Segundo a matéria, o português ficou uma hora além do tempo previsto para se colocar à disposição dos jovens e experientes técnicos que acompanhavam a chamada de vídeo. Quem é próximo de Abel sabia que isso aconteceria, já que é exatamente nesse tipo de ambiente e nesse tipo de papo que ele se sente à vontade.
Com perfil expansivo para dar essas contribuições e falar de futebol, Abel Ferreira é reservado quando o assunto é aparecer ou dar entrevistas exclusivas. Ou fala para todos, ou não fala para ninguém. Uma exceção foi a participação no programa "Roda Viva", da TV Cultura, onde o português viu Ayrton Senna e Telê Santana, dois personagens que admira, serem entrevistados nos anos 90.
E por lá também ele pôde contribuir com respostas e ensinamentos próprios de quem está disposto a deixar algo mais do que os resultados em sua passagem pelo país. Ele sabe que aquele programa ficará eternamente na internet, como ficarão os de Senna e Telê. Um documento histórico que será buscado daqui 10, 20, 30 anos ou mais, e servirá de fonte de conhecimento por aqui.
Mesmo quando as palavras são transmitidas em uma entrevista coletiva, Abel Ferreira sempre tem algo a ser observado e que pode virar fruto de reflexão. Dificilmente não extraímos algo dali, embora seus detratores insistam que ele nunca fala de futebol, que ele só critica arbitragem e que apenas reclama de "barriga cheia" no clube.

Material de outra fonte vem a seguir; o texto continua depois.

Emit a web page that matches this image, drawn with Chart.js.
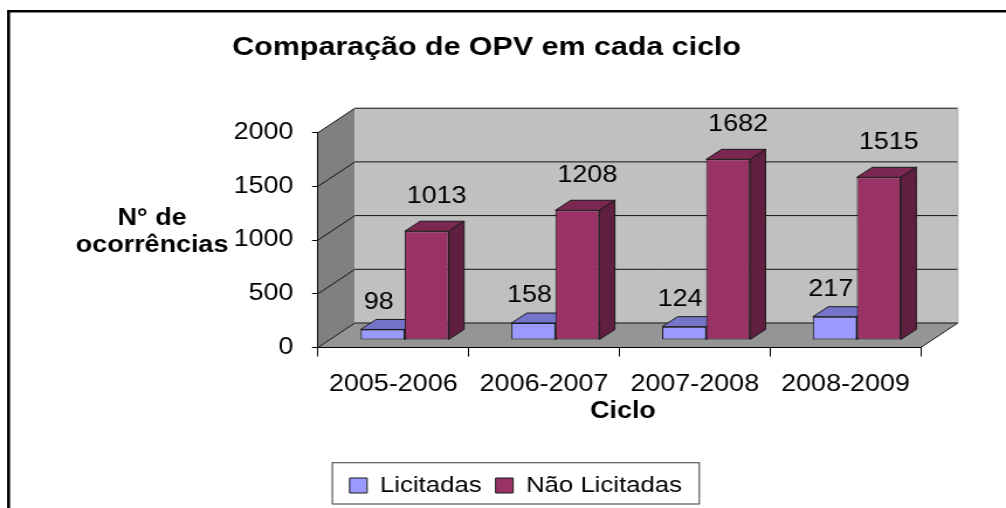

De "barriga cheia" ele reclama mesmo, e talvez isso seja o diferencial. Mesmo com títulos, vitórias e sucesso, Abel aproveita o seu espaço no microfone para bater na tecla daquilo que vê como errado no futebol brasileiro, por exemplo o calendário. Depois de atropelar o Corinthians por 3 a 0 na Arena Barueri, lá estava o português inconformado com a maratona, se solidarizando com técnicos daqui.
Como um personagem que ganhou um tamanho gigantesco no futebol brasileiro, ele sabe da força que discutir pautas como essa ganham com um posicionamento como o dele. E vale destacar, Abel não vai ficar aqui para sempre, ele um dia irá embora, não precisa entrar nessa briga, mas o propósito é muito maior, não é para ele, é para quem ficar, para quem não tem o mesmo espaço conquistado.
Chegamos até aqui e não falamos talvez da contribuição mais importante que Abel Ferreira já deixou por aqui: o seu livro "Cabeça Fria, Coração Quente". Na publicação, escrita em conjunto com seus auxiliares, o português compartilha todos os processos, métodos, planejamentos, problemas, fracassos e sucessos desde a sua chegada no Palmeiras até a conquista do título da Libertadores-2021.
Na parte final do livro, o treinador alviverde reserva um espaço para tratar das "Reflexões sobre o futebol brasileiro", onde ele dá as impressões e as opiniões em relação ao que viram por aqui. Essa é mais uma amostra do que um olhar de fora, comprometido, pode deixar para o país em termos futebolísticos. Os resultados, claro, ajudam, mas Abel faz disso uma discussão muito além deles.
Enquanto pedras seguem buscando atingir Abel e seu trabalho, ele continua trabalhando e deixando sua marca nessa passagem de apenas um ano e meio pelo Brasil. Podemos hoje não dimensionar a história que estamos vivendo, mas daqui há alguns anos certamente iremos lembrar do que essa comissão técnica portuguesa contribuiu. O legado está aí, tem sido deixado a cada dia, basta "tirar a venda".